Britain is to ban all new petrol and diesel cars and vans from 2040 amid fears that rising levels of nitrogen oxide pose a major risk to public health.
The commitment, which follows a similar pledge in France, is part of the government’s much-anticipated clean air plan, which has been at the heart of a protracted high court legal battle.
The decision to phase out the internal combustion engine heralds a new era of low-emission technologies with major implications for the auto industry, society and the environment.
“We can’t carry on with diesel and petrol cars,” U.K. environment secretary Michael Gove told in a statement on Wednesday. “There is no alternative to embracing new technology.”
Gove said the government’s air quality plan, which is set to be officially announced later on Wednesday, was needed because gasoline and diesel engines contribute to health problems, “accelerate climate change, do damage to the planet and the next generation.”

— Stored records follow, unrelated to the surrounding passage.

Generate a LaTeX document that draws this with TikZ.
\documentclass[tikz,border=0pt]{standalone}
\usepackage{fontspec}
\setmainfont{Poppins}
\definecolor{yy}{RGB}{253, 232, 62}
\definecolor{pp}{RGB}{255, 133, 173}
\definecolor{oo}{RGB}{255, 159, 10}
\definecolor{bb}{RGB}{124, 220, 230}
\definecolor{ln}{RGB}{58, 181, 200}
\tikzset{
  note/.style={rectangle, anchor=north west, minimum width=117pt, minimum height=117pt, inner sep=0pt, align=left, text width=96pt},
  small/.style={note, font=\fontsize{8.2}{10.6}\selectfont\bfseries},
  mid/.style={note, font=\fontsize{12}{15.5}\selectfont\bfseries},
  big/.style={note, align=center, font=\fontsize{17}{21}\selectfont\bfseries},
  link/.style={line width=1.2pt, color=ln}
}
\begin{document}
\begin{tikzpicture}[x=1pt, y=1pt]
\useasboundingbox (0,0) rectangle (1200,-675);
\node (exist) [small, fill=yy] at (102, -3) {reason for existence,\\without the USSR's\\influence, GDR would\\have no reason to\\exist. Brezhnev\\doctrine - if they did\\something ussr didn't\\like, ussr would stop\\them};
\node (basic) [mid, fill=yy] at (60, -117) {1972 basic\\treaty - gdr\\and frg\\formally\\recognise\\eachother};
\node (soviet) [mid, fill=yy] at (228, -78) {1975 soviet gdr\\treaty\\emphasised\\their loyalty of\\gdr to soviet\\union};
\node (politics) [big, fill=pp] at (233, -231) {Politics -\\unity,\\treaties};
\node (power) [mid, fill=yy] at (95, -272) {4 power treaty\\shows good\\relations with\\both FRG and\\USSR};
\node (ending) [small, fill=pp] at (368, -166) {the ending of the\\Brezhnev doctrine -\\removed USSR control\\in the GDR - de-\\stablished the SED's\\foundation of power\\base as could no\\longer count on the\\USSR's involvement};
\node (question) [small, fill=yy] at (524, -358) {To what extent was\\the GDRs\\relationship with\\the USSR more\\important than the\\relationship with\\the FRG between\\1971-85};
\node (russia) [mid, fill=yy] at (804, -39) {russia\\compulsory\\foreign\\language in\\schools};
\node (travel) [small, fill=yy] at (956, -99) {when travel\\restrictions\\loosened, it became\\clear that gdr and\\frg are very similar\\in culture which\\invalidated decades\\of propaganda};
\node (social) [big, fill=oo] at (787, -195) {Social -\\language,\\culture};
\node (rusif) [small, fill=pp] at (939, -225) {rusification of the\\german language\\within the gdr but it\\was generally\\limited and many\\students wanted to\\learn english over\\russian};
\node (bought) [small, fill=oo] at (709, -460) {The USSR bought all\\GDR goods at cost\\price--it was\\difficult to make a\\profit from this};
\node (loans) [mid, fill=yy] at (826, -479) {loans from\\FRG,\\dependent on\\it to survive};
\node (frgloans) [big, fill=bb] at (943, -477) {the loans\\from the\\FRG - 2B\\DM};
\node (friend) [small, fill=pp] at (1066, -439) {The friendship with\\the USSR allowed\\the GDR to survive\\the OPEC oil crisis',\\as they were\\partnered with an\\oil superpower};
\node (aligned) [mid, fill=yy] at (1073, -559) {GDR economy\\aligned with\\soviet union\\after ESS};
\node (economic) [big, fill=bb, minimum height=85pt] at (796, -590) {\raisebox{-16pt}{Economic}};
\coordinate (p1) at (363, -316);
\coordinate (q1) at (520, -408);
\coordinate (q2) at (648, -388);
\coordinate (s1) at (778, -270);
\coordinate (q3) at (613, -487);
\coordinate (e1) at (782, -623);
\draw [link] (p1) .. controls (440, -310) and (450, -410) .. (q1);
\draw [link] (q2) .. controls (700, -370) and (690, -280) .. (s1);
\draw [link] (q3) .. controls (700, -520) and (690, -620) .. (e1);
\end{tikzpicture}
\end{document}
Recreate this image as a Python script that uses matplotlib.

The final plan, which was due by the end of July, comes after a draft report that environmental lawyers described as “much weaker than hoped for”.
The environment secretary, Michael Gove, will be hoping for a better reception when he publishes the final document on Wednesday following months of legal wrangling.
Reprogramming traffic lights will also be included in local plans, with councils being given £255m to accelerate their efforts. Local emissions hotspots will be required to layout their plans by March 2018 and finalise them by the end of the year. A targeted scrappage scheme is also expected to be included.